20 December 2017

Kenya: Top KCSE Candidate Reveals Secret to Success

Photo: Nairobi News
Naomi Kawira Kirimi from Pangani Girls is the top Kenyan student for 2017.

Naomi Kagwira Karimi, the top student in 2017 Kenya Certificate of Secondary Examination (KCSE) student from Pangani Girls who managed a mean of 87.011 aimed at getting an A plain but has never imagined topping in the country.

The 17-year-old girl could not believe her ears when Education CS Fred Matiangi mentioned her name as the best student until she received several calls from journalists trying to locate where she was.

"When I heard my name mentioned as the best student, I doubted the news and continued watching television hoping that someone else could confirm for me.
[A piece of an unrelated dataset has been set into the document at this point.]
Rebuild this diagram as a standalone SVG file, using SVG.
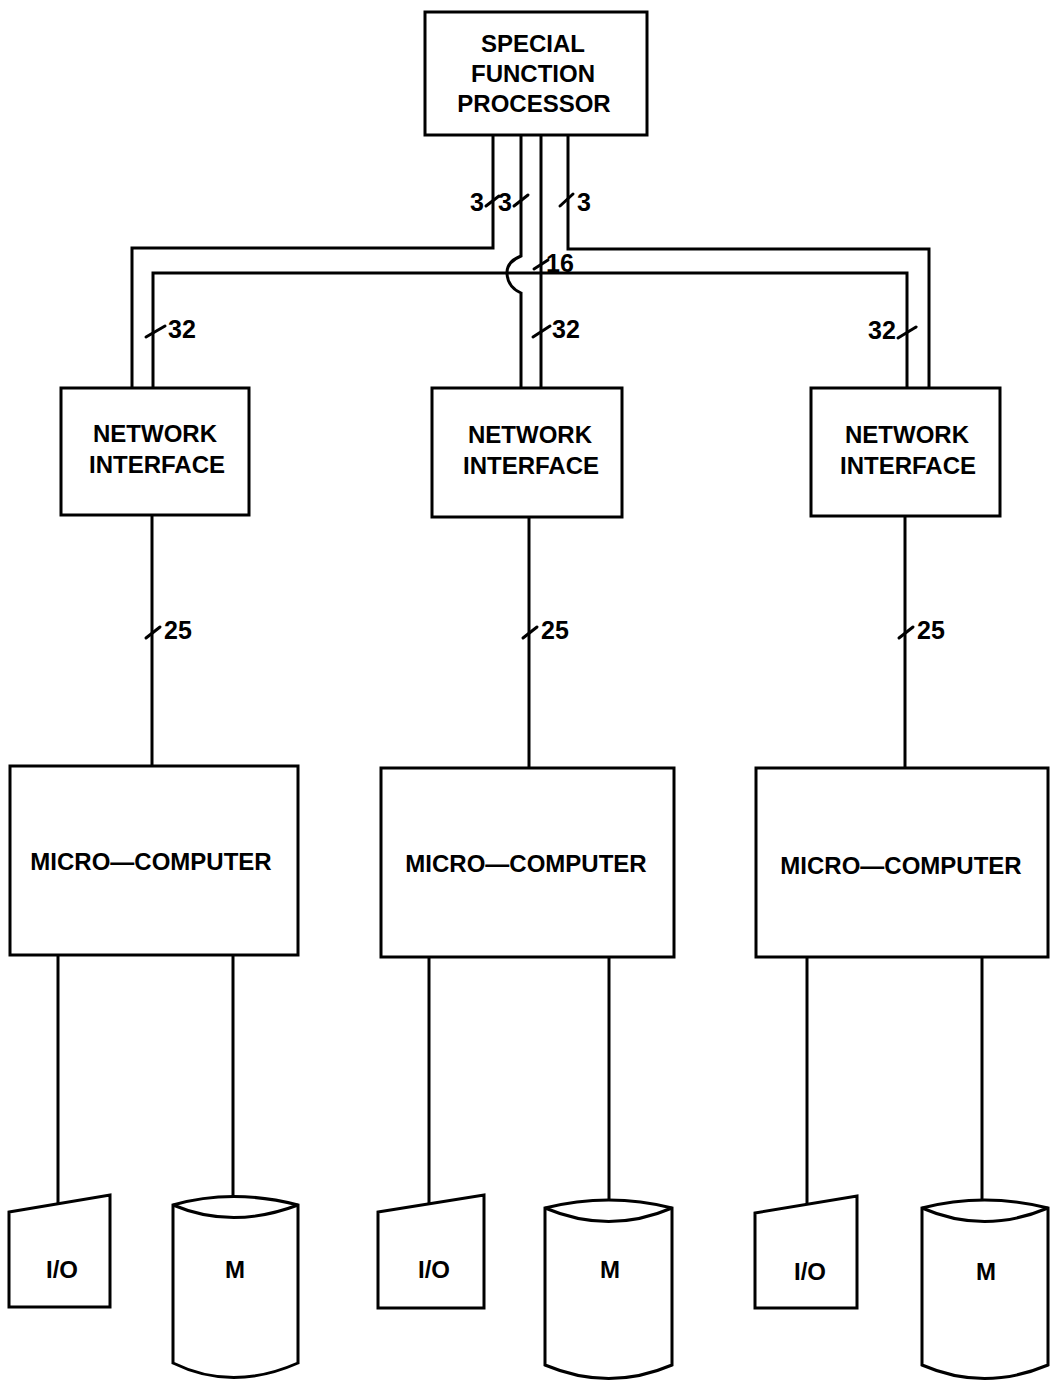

I couldn't hold back my tears after I heard my name being read out by the CS. I started screaming in joy," she said

She said she always worked hard by waking up as early as 4am for morning preps and going to bed as late as 11pm.

Naomi, who scored 422 marks in her Kenya Certificate of Primary Education at Chogoria Girls Primary Boarding School, attributed her good results to not only her hard work but also teachers who gave her all the attention she needed.


She also thanked her parents who made sure she had all the care and guidance.

"My teachers always gave me and other students enough time to ensure that we understood everything," she said.

She said that she is hoping to pursue civil engineering at the University of Nairobi because she liked physics.

Karimi said she has always believed in herself and felt that KCSE was not that much different from other mock examinations that she used to pass very well.

She urged other students to put efforts in their studies and to put God first in everything that they do.

The excited Karimi's mother, Jane Kirimi, said her daughter's success was her best achievement in life and was sure that she will one day became a senior person in the country.

She said her daughter never wasted time watching television but always used the precious time revising while at home for holidays.

"My daughter spent all her time studying or doing other relevant things that could help her do well in academics," said Ms Kirimi.


She noted that her daughter was well behaved at home and in school and could not remember punishing her.

Ms Kirimi told parents to take time and guide their children and not to leave them to teachers only because they were also very critical in their lives.

Naomi's father, Kirimi Kiriungi said his daughter had made him proud.

He said he always accompanied her to and from school to make sure that she was safe and focused.